I think everyone should learn *about* religions. Religions are important in our cultures. But that does not pre-suppose people should feel the need to follow any of these faiths. they may, they may not. I never have.
It does amuse me that in art and history classes I often notice the religious symbolism before any of the believers around me do. Most recently when looking at the unicorn tapestries in the Cloisters and recognizing the origin in Obama's speech of reference to "To whom much is given..." (Luke).
Beautiy for many is in the eye of the beholder, some find war, or the cross beautiful, to me its represents too much suffering.
Prefer to find beauity in truth and happiness or in my art work aim to make love, visable.
Religion often want to live in the pass I would rather live for the future.
Most of the best living is. living in the now.
I don't think you need to appreciate the religious to appreciate art in general, but religion is deeply imbued into a lot of artistic traditions and so it can add to one's appreciation of them.
Probably my favorite artwork of all is a large painting by Colin Macahon called "I AM". Knowing that Yahweh translates as I am helps me in appreciating the meaning of the work as intended by the artist--
Has anyone been able to view that video clip which I mentioned in an earlier post?
Here is the link again: http://www.youtube.com/watch?v=EOt4VDDjuYQ
Some of the aspects which attracted me to it - first the grandeur of the setting. The accoustics of the cathedral, where George Friderick Handel was christened, lend (to my ears anyway) to the beauty of the music.
I suspect some of the instruments being used were authentic from Handel's era. Modern instrument making has obviously advanced, and great attention is paid to technicalities for the purpose of public broadcast. Everyone involved has to apply their expertise and dedication towards the end result.
The biblical references throughout the performance don't worry me in the slightest. They convey to me the deeper needs of others. Call it psychological, or whatever you like. There is obviously some of this need within myself. Some will not have any feeling for this kind of music at all. All these possibilities are what make our world so rich and challenging. Where would we be without that challenge?
I did watch it last night.
Unfortunately, though, I got distracted by other videos and went off in a whole different direction altogether and ended up watching several hours of videos on how music affects the brain, musical geniuses, and so on.

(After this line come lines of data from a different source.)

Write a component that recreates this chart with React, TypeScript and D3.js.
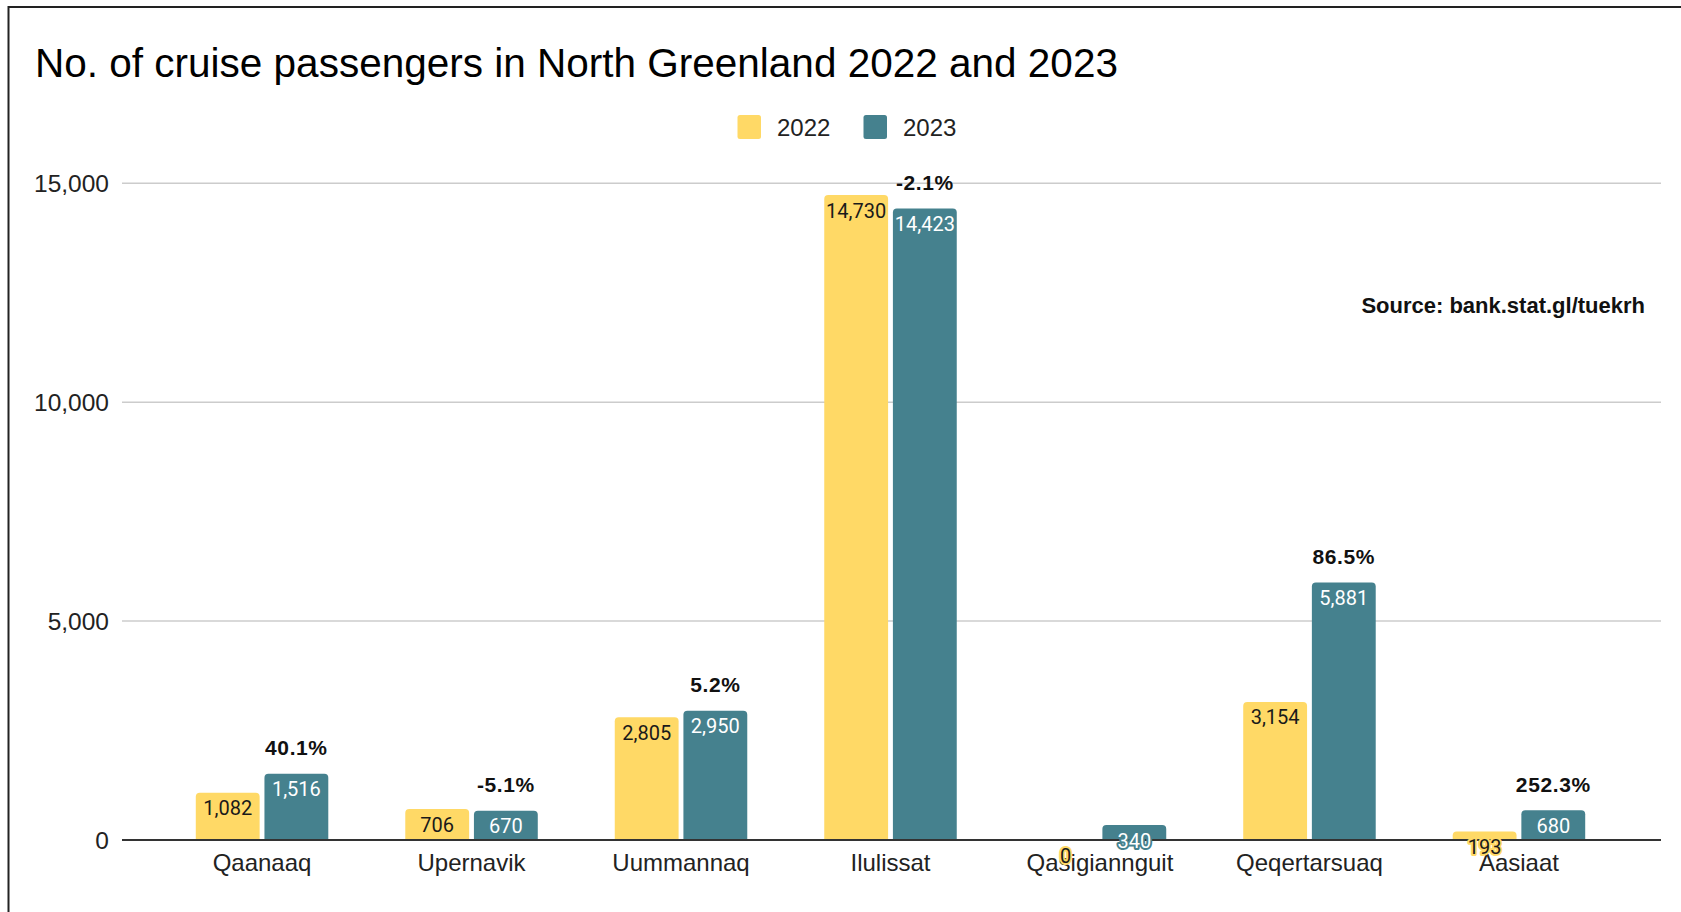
import React from 'react';
import * as d3 from 'd3';

const categories = ['Qaanaaq', 'Upernavik', 'Uummannaq', 'Ilulissat', 'Qasigiannguit', 'Qeqertarsuaq', 'Aasiaat'];
const seriesNames = ['2022', '2023'];
const values2022 = [1082, 706, 2805, 14730, 0, 3154, 193];
const values2023 = [1516, 670, 2950, 14423, 340, 5881, 680];
const changeLabels = ['40.1%', '-5.1%', '5.2%', '-2.1%', '', '86.5%', '252.3%'];
const yTicks = [0, 5000, 10000, 15000];

const W = 1681;
const H = 912;
const COLORS = ['#ffd966', '#45818e'];
const LABEL_COLORS = ['#1a1a1a', '#ffffff'];
const ARIAL = 'Arial, "Liberation Sans", Helvetica, sans-serif';
const ROBOTO = 'Roboto, Arial, sans-serif';

function topRoundedBar(x: number, y: number, w: number, h: number, r: number) {
  const rr = Math.min(r, h, w / 2);
  const p = d3.path();
  p.moveTo(x, y + h);
  p.lineTo(x, y + rr);
  p.quadraticCurveTo(x, y, x + rr, y);
  p.lineTo(x + w - rr, y);
  p.quadraticCurveTo(x + w, y, x + w, y + rr);
  p.lineTo(x + w, y + h);
  p.closePath();
  return p.toString();
}

export default function App() {
  const y = d3.scaleLinear().domain([0, 15000]).range([840, 183.3]);
  const x0 = d3.scaleBand<string>().domain(categories).range([157.3, 1623.7]).padding(0);
  const groupW = 132.5;
  const x1 = d3.scaleBand<string>().domain(seriesNames).range([0, groupW]).paddingInner(0.07);
  const groupX = (c: string) => (x0(c) as number) + (x0.bandwidth() - groupW) / 2;
  const fmt = d3.format(',');
  const series = [values2022, values2023];

  return (
    <svg
      width={W}
      height={H}
      style={{ position: 'absolute', left: 0, top: 0, background: '#fff' }}
    >
      <rect x={0} y={0} width={W} height={H} fill="#fff" />
      {/* frame */}
      <rect x={8.5} y={7} width={W + 20} height={H + 20} fill="none" stroke="#222" strokeWidth={2} />

      <text x={35} y={77} fontFamily={ARIAL} fontSize={40.5} fill="#000">
        No. of cruise passengers in North Greenland 2022 and 2023
      </text>

      {/* legend */}
      {seriesNames.map((s, i) => {
        const lx = 737.5 + i * 126;
        return (
          <g key={s}>
            <rect x={lx} y={115} width={23.5} height={24} rx={2.5} fill={COLORS[i]} />
            <text x={lx + 39.5} y={135.5} fontFamily={ARIAL} fontSize={24} fill="#222">
              {s}
            </text>
          </g>
        );
      })}

      {/* gridlines & y labels */}
      {yTicks.map((t) => (
        <g key={t}>
          {t !== 0 && (
            <line x1={122} x2={1661} y1={y(t)} y2={y(t)} stroke="#cccccc" strokeWidth={1.5} />
          )}
          <text
            x={109}
            y={y(t) + 8.5}
            textAnchor="end"
            fontFamily={ARIAL}
            fontSize={24.5}
            fill="#222"
          >
            {fmt(t)}
          </text>
        </g>
      ))}

      {/* source */}
      <text x={1645} y={313} textAnchor="end" fontFamily={ARIAL} fontWeight="bold" fontSize={22} fill="#111">
        Source: bank.stat.gl/tuekrh
      </text>

      {/* x labels */}
      {categories.map((c) => (
        <text
          key={c}
          x={(x0(c) as number) + x0.bandwidth() / 2}
          y={871}
          textAnchor="middle"
          fontFamily={ARIAL}
          fontSize={24}
          fill="#222"
        >
          {c}
        </text>
      ))}

      {/* bars */}
      {categories.map((c, ci) => (
        <g key={c} transform={`translate(${groupX(c)},0)`}>
          {seriesNames.map((s, si) => {
            const v = series[si][ci];
            const bx = x1(s) as number;
            const by = y(v);
            const h = y(0) - by;
            return h > 0 ? (
              <path key={s} d={topRoundedBar(bx, by, x1.bandwidth(), h, 4)} fill={COLORS[si]} />
            ) : null;
          })}
        </g>
      ))}

      {/* zero axis */}
      <line x1={122} x2={1661} y1={y(0)} y2={y(0)} stroke="#333" strokeWidth={2.2} />

      {/* data labels */}
      {categories.map((c, ci) => (
        <g key={c} transform={`translate(${groupX(c)},0)`}>
          {seriesNames.map((s, si) => {
            const v = series[si][ci];
            const cx = (x1(s) as number) + x1.bandwidth() / 2;
            return (
              <text
                key={s}
                x={cx}
                y={y(v) + 22.5}
                textAnchor="middle"
                fontFamily={ROBOTO}
                fontSize={20}
                fill={LABEL_COLORS[si]}
                stroke={COLORS[si]}
                strokeWidth={4}
                strokeLinejoin="round"
                paintOrder="stroke"
              >
                {fmt(v)}
              </text>
            );
          })}
          {changeLabels[ci] && (
            <text
              x={(x1('2023') as number) + x1.bandwidth() / 2}
              y={y(values2023[ci]) - 18.5}
              textAnchor="middle"
              fontFamily={ARIAL}
              fontWeight="bold"
              fontSize={21}
              letterSpacing={0.6}
              fill="#111"
            >
              {changeLabels[ci]}
            </text>
          )}
        </g>
      ))}
    </svg>
  );
}
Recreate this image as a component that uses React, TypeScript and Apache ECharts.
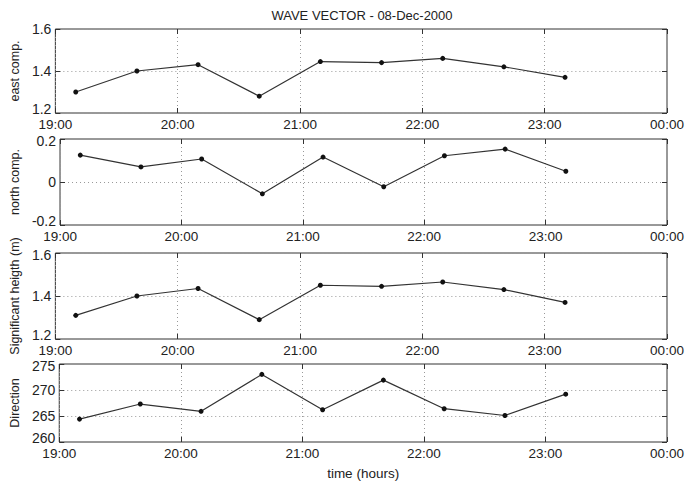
import React, { useEffect, useRef } from "react";
import * as echarts from "echarts";

const times = ["19:10", "19:40", "20:10", "20:40", "21:10", "21:40", "22:10", "22:40", "23:10"];
const eastComp = [1.30, 1.40, 1.43, 1.28, 1.445, 1.44, 1.46, 1.42, 1.37];
const northComp = [0.125, 0.07, 0.107, -0.055, 0.116, -0.022, 0.122, 0.153, 0.05];
const sigHeight = [1.31, 1.40, 1.435, 1.29, 1.45, 1.445, 1.465, 1.43, 1.37];
const direction = [264.4, 267.3, 265.9, 273.0, 266.2, 271.9, 266.4, 265.1, 269.2];

const panelNames = ["east comp.", "north comp.", "Significant heigth (m)", "Direction"];
const panelMin = [1.2, -0.2, 1.2, 260];
const panelMax = [1.6, 0.2, 1.6, 275];
const panelInterval = [0.2, 0.2, 0.2, 5];
const xTickLabels = ["19:00", "20:00", "21:00", "22:00", "23:00", "00:00"];

const toMin = (t: string) => {
  const [h, m] = t.split(":").map(Number);
  return h * 60 + m;
};

const FONT = "'Liberation Sans', Arial, Helvetica, sans-serif";
const TXT = "#222";
const LINE = "#333";

export default function App() {
  const ref = useRef<HTMLDivElement>(null);
  useEffect(() => {
    if (!ref.current) return;
    const chart = echarts.init(ref.current, undefined, { renderer: "svg" });
    const tops = [29, 139, 253, 364];
    const heights = [84, 86, 86, 86];
    const seriesData = [eastComp, northComp, sigHeight, direction];
    const grids: any[] = [];
    const xAxes: any[] = [];
    const yAxes: any[] = [];
    const series: any[] = [];
    const fmtY = (i: number) => (v: number) => {
      let s: string;
      if (i === 3) s = String(Math.round(v));
      else {
        const r = Math.round(v * 10) / 10;
        s = r === 0 ? "0" : r.toFixed(1);
      }
      if (Math.abs(v - panelMin[i]) < 1e-6) return `{lo|${s}}`;
      if (i > 0 && Math.abs(v - panelMax[i]) < 1e-6) return `{hi|${s}}`;
      return s;
    };
    for (let i = 0; i < 4; i++) {
      grids.push({
        left: 52,
        right: 21,
        top: tops[i],
        height: heights[i],
        show: true,
        borderColor: LINE,
        borderWidth: 1,
        backgroundColor: "#fff",
      });
      const xBase = {
        type: "value",
        gridIndex: i,
        min: 1140,
        max: 1440,
        interval: 60,
      };
      xAxes.push({
        ...xBase,
        position: "bottom",
        axisLine: { show: false, onZero: false },
        axisTick: { show: true, inside: true, length: 5, lineStyle: { color: LINE } },
        axisLabel: {
          show: true,
          margin: 4,
          color: TXT,
          fontFamily: FONT,
          fontSize: 13.5,
          lineHeight: 14,
          formatter: (v: number) => xTickLabels[Math.round((v - 1140) / 60)] ?? "",
        },
        splitLine: { show: true, lineStyle: { color: "#999", type: [1, 3], width: 1 } },
        ...(i === 3
          ? {
              name: "time (hours)",
              nameLocation: "middle",
              nameGap: 24,
              nameTextStyle: { color: TXT, fontFamily: FONT, fontSize: 13.5 },
            }
          : {}),
      });
      xAxes.push({
        ...xBase,
        position: "top",
        axisLine: { show: false, onZero: false },
        axisTick: { show: true, inside: true, length: 5, lineStyle: { color: LINE } },
        axisLabel: { show: false },
        splitLine: { show: false },
      });
      const yBase = {
        type: "value",
        gridIndex: i,
        min: panelMin[i],
        max: panelMax[i],
        interval: panelInterval[i],
      };
      yAxes.push({
        ...yBase,
        position: "left",
        name: panelNames[i],
        nameLocation: "middle",
        nameGap: 28,
        nameTextStyle: { color: TXT, fontFamily: FONT, fontSize: 12.5 },
        axisLine: { show: false, onZero: false },
        axisTick: { show: true, inside: true, length: 5, lineStyle: { color: LINE } },
        axisLabel: {
          show: true,
          margin: 4,
          color: TXT,
          fontFamily: FONT,
          fontSize: 14,
          lineHeight: 14,
          formatter: fmtY(i),
          rich: {
            lo: {
              color: TXT,
              fontFamily: FONT,
              fontSize: 14,
              lineHeight: 14,
              padding: [0, 0, 8, 0],
            },
            hi: {
              color: TXT,
              fontFamily: FONT,
              fontSize: 14,
              lineHeight: 14,
              padding: [3, 0, 0, 0],
            },
          },
        },
        splitLine: { show: true, lineStyle: { color: "#999", type: [1, 3], width: 1 } },
      });
      yAxes.push({
        ...yBase,
        position: "right",
        axisLine: { show: false, onZero: false },
        axisTick: { show: true, inside: true, length: 5, lineStyle: { color: LINE } },
        axisLabel: { show: false },
        splitLine: { show: false },
      });
      series.push({
        type: "line",
        xAxisIndex: i * 2,
        yAxisIndex: i * 2,
        data: times.map((t, k) => [toMin(t), seriesData[i][k]]),
        symbol: "circle",
        symbolSize: 5,
        itemStyle: { color: "#111" },
        lineStyle: { color: "#333", width: 1.2 },
      });
    }
    chart.setOption({
      animation: false,
      backgroundColor: "#fff",
      title: {
        text: "WAVE VECTOR - 08-Dec-2000",
        left: 357,
        top: 4,
        textAlign: "center",
        textStyle: { color: TXT, fontFamily: FONT, fontSize: 13, fontWeight: "normal" },
      },
      grid: grids,
      xAxis: xAxes,
      yAxis: yAxes,
      series,
    });
    return () => chart.dispose();
  }, []);
  return (
    <div
      ref={ref}
      style={{ position: "fixed", left: 0, top: 0, width: 688, height: 481, background: "#fff" }}
    />
  );
}
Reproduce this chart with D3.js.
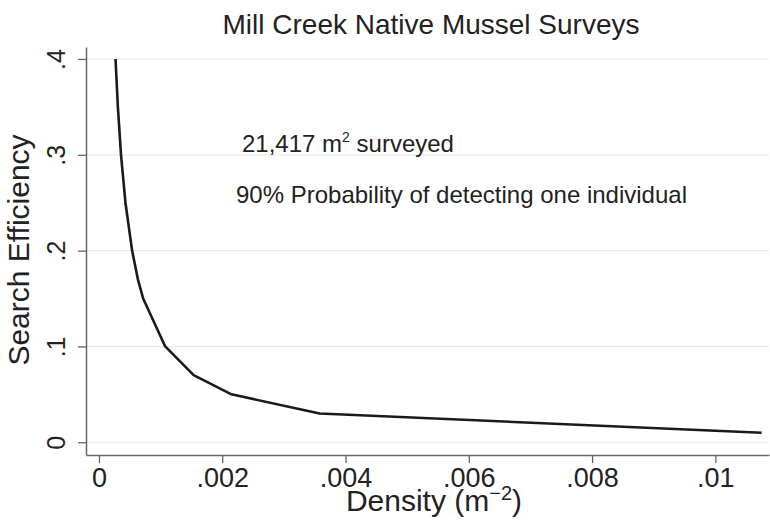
<!DOCTYPE html>
<html>
<head>
<meta charset="utf-8">
<script src="https://cdn.jsdelivr.net/npm/d3@7"></script>
<style>
  body { margin: 0; background: #fff; }
  svg { font-family: "Liberation Sans", Arial, Helvetica, sans-serif; }
</style>
</head>
<body>
<div id="chart"></div>
<script>
// density at which each search efficiency gives 90% detection
const density = [0.000269, 0.000307, 0.000358, 0.00043, 0.000538, 0.000632, 0.000717, 0.001075, 0.001536, 0.00215, 0.00358, 0.01075];
const efficiency = [0.4, 0.35, 0.3, 0.25, 0.2, 0.17, 0.15, 0.1, 0.07, 0.05, 0.03, 0.01];
const yTicks = [0, 0.1, 0.2, 0.3, 0.4];
const xTicks = [0, 0.002, 0.004, 0.006, 0.008, 0.01];

const width = 770, height = 526;
const plot = { left: 86, right: 769, top: 47, bottom: 455 };

const svg = d3.select("#chart").append("svg")
  .attr("width", width)
  .attr("height", height);

const x = d3.scaleLinear().domain([-0.00021, 0.01087]).range([plot.left, plot.right]);
const y = d3.scaleLinear().domain([-0.0133, 0.4125]).range([plot.bottom, plot.top]);

const fmt = d => d === 0 ? "0" : String(+d.toFixed(4)).replace(/^0\./, ".");

// grid lines
svg.append("g")
  .selectAll("line")
  .data(yTicks)
  .join("line")
  .attr("x1", plot.left)
  .attr("x2", plot.right)
  .attr("y1", d => y(d))
  .attr("y2", d => y(d))
  .attr("stroke", "#e8e8e8")
  .attr("stroke-width", 1.2);

// y axis
const gy = svg.append("g")
  .attr("transform", `translate(${plot.left},0)`)
  .call(d3.axisLeft(y).tickValues(yTicks).tickFormat(fmt).tickSize(8).tickSizeOuter(0));
gy.selectAll("text")
  .attr("x", null)
  .attr("dy", null)
  .attr("text-anchor", "middle")
  .attr("font-size", 25)
  .attr("transform", "translate(-21,0) rotate(-90)");

// x axis
const gx = svg.append("g")
  .attr("transform", `translate(0,${plot.bottom})`)
  .call(d3.axisBottom(x).tickValues(xTicks).tickFormat(fmt).tickSize(8).tickSizeOuter(0));
gx.selectAll("text")
  .attr("dy", null)
  .attr("y", 32)
  .attr("font-size", 27);

svg.selectAll(".domain").attr("stroke", "#666").attr("stroke-width", 1.5);
svg.selectAll(".tick line").attr("stroke", "#666").attr("stroke-width", 1.3);
svg.selectAll(".tick text").attr("fill", "#222");

// curve
const points = density.map((d, i) => [d, efficiency[i]]);
svg.append("path")
  .datum(points)
  .attr("fill", "none")
  .attr("stroke", "#1a1a1a")
  .attr("stroke-width", 2.6)
  .attr("stroke-linejoin", "round")
  .attr("d", d3.line().x(d => x(d[0])).y(d => y(d[1])));

// title
svg.append("text")
  .attr("x", 431)
  .attr("y", 34)
  .attr("text-anchor", "middle")
  .attr("font-size", 28)
  .attr("fill", "#222")
  .text("Mill Creek Native Mussel Surveys");

// axis titles
svg.append("text")
  .attr("transform", "translate(29,250) rotate(-90)")
  .attr("text-anchor", "middle")
  .attr("font-size", 30)
  .attr("fill", "#222")
  .text("Search Efficiency");

const xt = svg.append("text")
  .attr("x", 434)
  .attr("y", 511)
  .attr("text-anchor", "middle")
  .attr("font-size", 30)
  .attr("fill", "#222");
xt.append("tspan").text("Density (m");
xt.append("tspan").attr("dy", -11).attr("font-size", 20).text("\u22122");
xt.append("tspan").attr("dy", 11).text(")");

// annotations
const a1 = svg.append("text")
  .attr("x", 242)
  .attr("y", 152)
  .attr("font-size", 24)
  .attr("fill", "#222");
a1.append("tspan").text("21,417 m");
a1.append("tspan").attr("dy", -10).attr("font-size", 14).text("2");
a1.append("tspan").attr("dy", 10).text(" surveyed");

svg.append("text")
  .attr("x", 236)
  .attr("y", 203)
  .attr("font-size", 24)
  .attr("fill", "#222")
  .text("90% Probability of detecting one individual");
</script>
</body>
</html>
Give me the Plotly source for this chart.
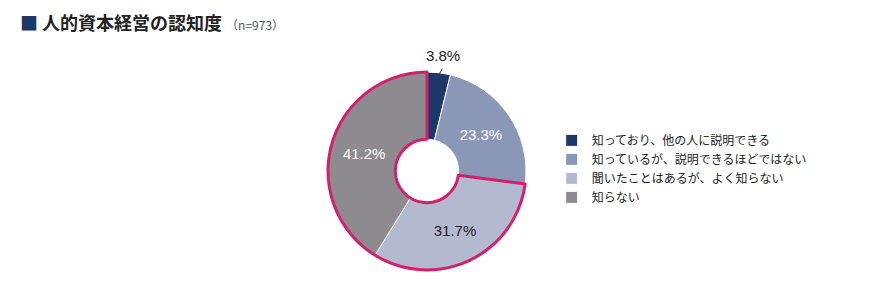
import math
import plotly.graph_objects as go

labels = ["知っており、他の人に説明できる", "知っているが、説明できるほどではない", "聞いたことはあるが、よく知らない", "知らない"]
values = [3.8, 23.3, 31.7, 41.2]
colors = ["#1d3768", "#8a97b6", "#b3bacf", "#8d8b8f"]
text_colors = ["#222222", "#ffffff", "#222222", "#ffffff"]
text_pos = ["none", "inside", "inside", "inside"]
title_text = "人的資本経営の認知度"
n_text = "（n=973）"

W, H = 882, 307
cx, cy, r = 427, 171, 99
dom_x = [(cx - r) / W, (cx + r) / W]
dom_y = [1 - (cy + r) / H, 1 - (cy - r) / H]
hole = 0.32

fig = go.Figure()
fig.add_trace(go.Pie(
    labels=labels, values=values, sort=False, direction="clockwise", rotation=0,
    hole=hole, domain=dict(x=dom_x, y=dom_y),
    marker=dict(colors=colors, line=dict(color="#ffffff", width=1)),
    texttemplate="%{value:.1f}%", textposition=text_pos,
    insidetextfont=dict(color=text_colors, size=15, family="Liberation Sans, Arial"),
    insidetextorientation="horizontal",
    hoverinfo="label+percent",
))
# highlight outline around the last two categories combined
grp = [sum(values[:2]), sum(values[2:])]
fig.add_trace(go.Pie(
    values=grp, labels=["a", "b"], sort=False, direction="clockwise", rotation=0,
    hole=hole, domain=dict(x=dom_x, y=dom_y),
    marker=dict(colors=["rgba(0,0,0,0)", "rgba(0,0,0,0)"],
                line=dict(color=["rgba(0,0,0,0)", "#d3206b"], width=3)),
    textinfo="none", hoverinfo="skip", showlegend=False,
))

# outside label for the small first slice, placed along its mid-angle
ang = math.radians(values[0] / 2 / sum(values) * 360)
def pt(rad):
    return (cx + rad * math.sin(ang)) / W, 1 - (cy - rad * math.cos(ang)) / H
x0, y0 = pt(r - 3)
x1, y1 = pt(r + 4)
lx, ly = pt(r + 7)
shapes = [dict(type="line", xref="paper", yref="paper", x0=x0, y0=y0, x1=x1 + 3 / W, y1=y1,
               line=dict(color="#333333", width=1))]

fig.update_layout(
    width=W, height=H, margin=dict(l=0, r=0, t=0, b=0),
    paper_bgcolor="white", plot_bgcolor="white",
    font=dict(family="Noto Sans CJK JP", color="#333333"),
    showlegend=True,
    legend=dict(x=0.6255, y=0.59, xanchor="left", yanchor="top",
                font=dict(size=12, color="#222222", family="Noto Sans CJK JP"),
                tracegroupgap=0),
    shapes=shapes,
    annotations=[
        dict(x=18 / W, y=1 - 22 / H, xref="paper", yref="paper", xanchor="left", yanchor="middle",
             showarrow=False,
             text=f"<span style='color:#1d3768'>■</span> <b>{title_text}</b> <span style='font-size:12px;color:#555'>{n_text}</span>",
             font=dict(size=18, color="#222222", family="Noto Sans CJK JP")),
        dict(x=lx + 3 / W, y=ly, xref="paper", yref="paper", xanchor="center", yanchor="bottom",
             showarrow=False, text=f"{values[0]:.1f}%",
             font=dict(size=15, color="#222222", family="Liberation Sans, Arial")),
    ],
)
fig.write_html("out.html")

But this topic is very interesting, I just don't have anything useful to say about it at the moment.
I have always struggled to connect to classical music despite it being very much a family tradition and flirting with playing flute and oboe until a singular lack of talent interfered.
But FWIW here is the painting I mentioned-- http://www.nzmuseums.co.nz/account/3332 … 6/Gate_III
Similar thing, very deeply religious in iconography, but I don't feel that makes it exclusive to Christians in appeal.